The first test was to see whether the wearable stands up to sweat or rain. To duplicate those conditions, the device was put under a faucet of running water. Running perfectly after getting dried off, the Microsoft Band met the first test with a thumbs up. Next up was the submersion test. The Band was submerged in water for 10 minutes and not one iota of damage could be detected. So back it went for another 10 minutes, and once again it emerged from the sink unscathed.

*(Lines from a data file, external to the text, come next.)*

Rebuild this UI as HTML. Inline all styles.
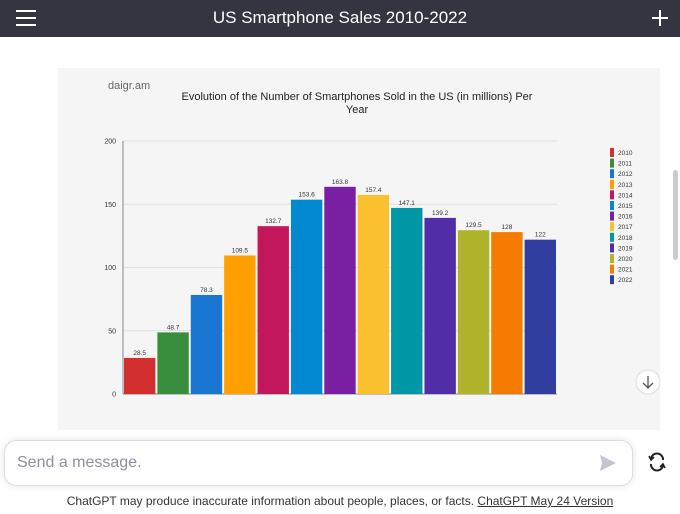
<!DOCTYPE html>
<html><head><meta charset="utf-8"><style>
body{margin:0;width:680px;height:514px;overflow:hidden;background:#fff;font-family:"Liberation Sans",sans-serif;position:relative}
.hdr{position:absolute;left:0;top:0;width:680px;height:37px;background:#343541;color:#fff}
.hdr .t{position:absolute;left:0;right:0;top:8px;text-align:center;font-size:17px}
.card{position:absolute;left:58px;top:68px;width:602px;height:362px;background:#f5f5f5}
.inp{position:absolute;left:4px;top:440px;width:627px;height:44px;border:1px solid #ddd;border-radius:12px;box-shadow:0 0 8px rgba(0,0,0,.1);background:#fff}
.foot{position:absolute;left:0;width:680px;top:494px;text-align:center;font-size:12px;color:#333}
</style></head><body>
<div class="hdr">
<svg style="position:absolute;left:16px;top:10px" width="20" height="16"><path d="M0 1H20M0 8H20M0 15H20" stroke="#fff" stroke-width="2"/></svg>
<div class="t">US Smartphone Sales 2010-2022</div>
<svg style="position:absolute;left:652px;top:10px" width="16" height="16"><path d="M8 0V16M0 8H16" stroke="#fff" stroke-width="2"/></svg>
</div>
<div style="position:absolute;left:673px;top:170px;width:5px;height:90px;background:#ccc;border-radius:3px"></div>
<div class="card"></div>
<svg id="chart" style="position:absolute;left:0;top:0" width="680" height="430"></svg>
<div class="inp"><span style="position:absolute;left:12px;top:13px;font-size:16px;color:#8e8ea0">Send a message.</span>
<svg style="position:absolute;left:594px;top:13px" width="18" height="18"><path d="M1 1L17 9L1 17L3 9Z" fill="#c5c5d2"/></svg></div>
<svg style="position:absolute;left:647px;top:452px" width="20" height="20"><path d="M16 8A6 6 0 0 0 4 7M4 12A6 6 0 0 0 16 13" stroke="#222" stroke-width="2" fill="none"/><path d="M2 4L4 8L7 5M18 16L16 12L13 15" stroke="#222" stroke-width="1.6" fill="none"/></svg>
<div class="foot">ChatGPT may produce inaccurate information about people, places, or facts. <u>ChatGPT May 24 Version</u></div>
<script>
const categories=["2010","2011","2012","2013","2014","2015","2016","2017","2018","2019","2020","2021","2022"];
const values=[28.5,48.7,78.3,109.5,132.7,153.6,163.8,157.4,147.1,139.2,129.5,128,122];
const colors=["#d32f2f","#388e3c","#1976d2","#ffa000","#c2185b","#0288d1","#7b1fa2","#fbc02d","#0097a7","#512da8","#afb42b","#f57c00","#303f9f"];
const yTicks=[0,50,100,150,200];
const NS="http://www.w3.org/2000/svg";
const svg=document.getElementById('chart');
const X0=123,X1=557,Y0=394,Y1=141,YMAX=200;
const y=v=>Y0-(v/YMAX)*(Y0-Y1);
const slot=(X1-X0)/categories.length;
const x=i=>X0+i*slot;
function mk(t,a,txt){const e=document.createElementNS(NS,t);for(const k in a)e.setAttribute(k,a[k]);if(txt!=null)e.textContent=txt;svg.appendChild(e);return e;}
let e;
e=mk('text',{x:108,y:89,'font-size':11,fill:'#666'},'daigr.am');


e=mk('text',{x:357,y:100,'font-size':11,'text-anchor':'middle',fill:'#222'},'Evolution of the Number of Smartphones Sold in the US (in millions) Per');


e=mk('text',{x:357,y:113,'font-size':11,'text-anchor':'middle',fill:'#222'},'Year');


yTicks.forEach(t=>{
 e=mk('line',{x1:X0,x2:X1,y1:y(t),y2:y(t),stroke:t===0?'#888':'#e0e0e0','stroke-width':1});
 
 
 e=mk('text',{x:116,y:y(t)+2.5,'font-size':7,'text-anchor':'end',fill:'#333'},t);
 
 
});
e=mk('line',{x1:X0,x2:X0,y1:Y1,y2:Y0,stroke:'#888'});


values.forEach((v,i)=>{
 e=mk('rect',{x:x(i)+1,y:y(v),width:slot-2,height:Y0-y(v),fill:colors[i]});
 
 
 e=mk('text',{x:x(i)+slot/2,y:y(v)-3,'font-size':6.5,'text-anchor':'middle',fill:'#333'},v);
 
 
 e=mk('rect',{x:610,y:148+i*10.6,width:4,height:9,fill:colors[i]});
 
 
 e=mk('text',{x:618,y:155+i*10.6,'font-size':6.5,fill:'#333'},categories[i]);
 
 
});
e=mk('circle',{cx:648,cy:382,r:12,fill:'#fff',stroke:'#ddd'});


mk('path',{d:'M648 376V388M643 383L648 388L653 383',stroke:'#555','stroke-width':1.3,fill:'none'});
</script>
</body></html>
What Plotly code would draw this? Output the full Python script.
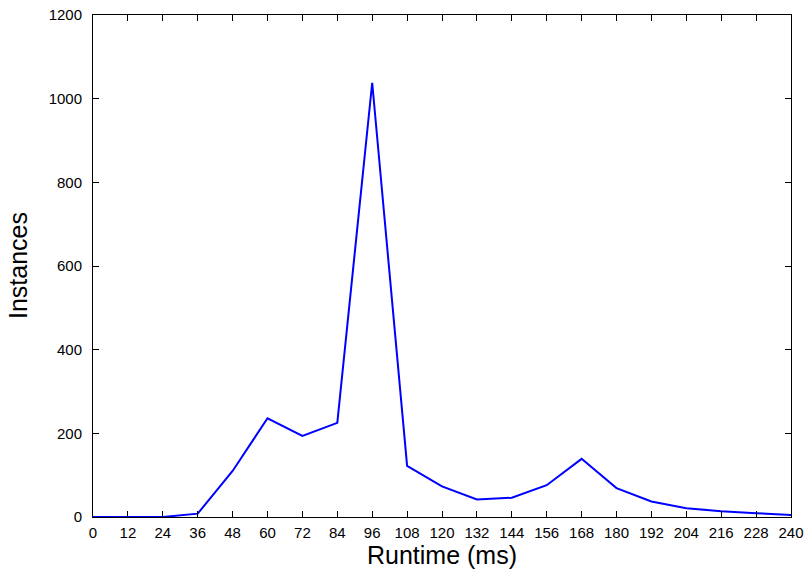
import plotly.graph_objects as go

runtime_ms = [0, 12, 24, 36, 48, 60, 72, 84, 96, 108, 120, 132, 144, 156, 168, 180, 192, 204, 216, 228, 240]
instances = [0, 0, 0, 8, 110, 236, 194, 225, 1038, 122, 73, 42, 46, 76, 139, 69, 37, 21, 14, 9, 5]
x_ticks = list(range(0, 241, 12))
y_ticks = [0, 200, 400, 600, 800, 1000, 1200]

fig = go.Figure()
fig.add_trace(go.Scatter(x=runtime_ms, y=instances, mode="lines",
                         line=dict(color="#0000ff", width=2), showlegend=False))

font = "Liberation Sans, Arial, Helvetica, sans-serif"
fig.update_layout(
    width=807, height=569,
    margin=dict(l=93, r=16, t=15, b=52),
    paper_bgcolor="white", plot_bgcolor="white",
    font=dict(family=font, color="black", size=15),
)
fig.update_xaxes(range=[0, 240], tickvals=x_ticks, ticks="inside", ticklen=6,
                 tickcolor="black", showline=True, linecolor="black", linewidth=1,
                 mirror="ticks", showgrid=False, zeroline=False, automargin=False,
                 tickfont=dict(size=15), ticklabelstandoff=2, ticklabeloverflow="allow")
fig.update_yaxes(range=[0, 1200], tickvals=y_ticks, ticks="inside", ticklen=6,
                 tickcolor="black", showline=True, linecolor="black", linewidth=1,
                 mirror="ticks", showgrid=False, zeroline=False, automargin=False,
                 tickfont=dict(size=15), ticklabelstandoff=7, ticklabeloverflow="allow")
fig.add_annotation(text="Runtime (ms)", xref="paper", yref="paper", x=0.5, y=0,
                   xanchor="center", yanchor="middle", yshift=-38, showarrow=False,
                   font=dict(size=25))
fig.add_annotation(text="Instances", xref="paper", yref="paper", x=0, y=0.5,
                   xanchor="center", yanchor="middle", xshift=-75, textangle=-90,
                   showarrow=False, font=dict(size=25))

fig.write_html("out.html", config={"displayModeBar": False},
               post_script="document.body.style.margin='0';document.body.style.overflow='hidden';")
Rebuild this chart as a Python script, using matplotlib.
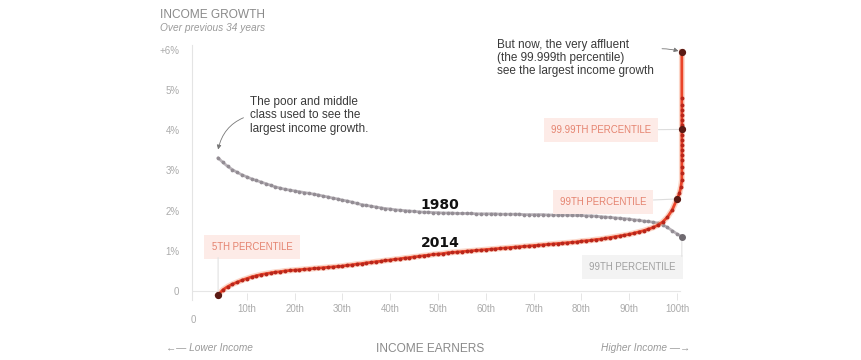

So it would seem that the Microsoft Band could be resistant to more than just splashes. However, at $199 (and very hard to find, especially during the holiday shopping season), you might not want to take it into the shower or in the pool, even as a test. Why take that chance? It does, however, seem good to go in the rain.

Thanks for the tip!

source: ITW



1. kent-gaga

Posts: 609; Member since: Apr 10, 2012

what's the point of a health tracking band that can't even be submerged in water, or at least withstand a little dunk in the pool?

6. SemperFiV12

Posts: 949; Member since: Nov 09, 2010

I would LOVE to see a band that tracks swimming! Why not?! The technology is there and manufacturing has figured ways to get the tech submerged and operating fine! Why stop at swimming? Scuba?! What if people get eaten by a shark... and need the GPS to be tracked inside the intestines (have been watching Shark Week re-runs. I know Shark Week is not truly scientific, and has become increasingly dramatized. Hashtag JAWS.)

2. Spedez

Posts: 542; Member since: Aug 29, 2014

Who wants to have Microsoft in their wrists? Seriously...

3. tigermcm

Posts: 861; Member since: Sep 02, 2009

speak for yourself buddy there are plenty of consumers that do

4. DarkStar286

Posts: 229; Member since: Mar 18, 2014

A lot of people apparently, judging by the amount of interest this band has generated. I'll certainly be getting one if they ever release it in the UK, though it seems this version was just to test the concept and we'll have to wait for the second version before they start mass producing bands and selling them across the world.

5. SemperFiV12

Posts: 949; Member since: Nov 09, 2010

The Microsoft Band is selling surprisingly well. Went over to my local Microsoft Kiosk (not a big box store) to pick up Halo and asked about it. I was SUPER surprised to hear it was in HEAVY demand. I was left scratching my head... I think the price point is a bit high, but perhaps I am wrong. The market (including bands from Jawbone and FitBit) is fetching some pretty crazy prices... so why not, I guess. I have bought a FitBit Flex and have not seen it worth the price I paid. However, I would like to note, that they do have a GREAT team backing the product.

7. -box-

Posts: 3991; Member since: Jan 04, 2012

Compare it to some of the Jawbones. There's a new model out that's $180 ($20 less than the Band) and doesn't do nearly as much.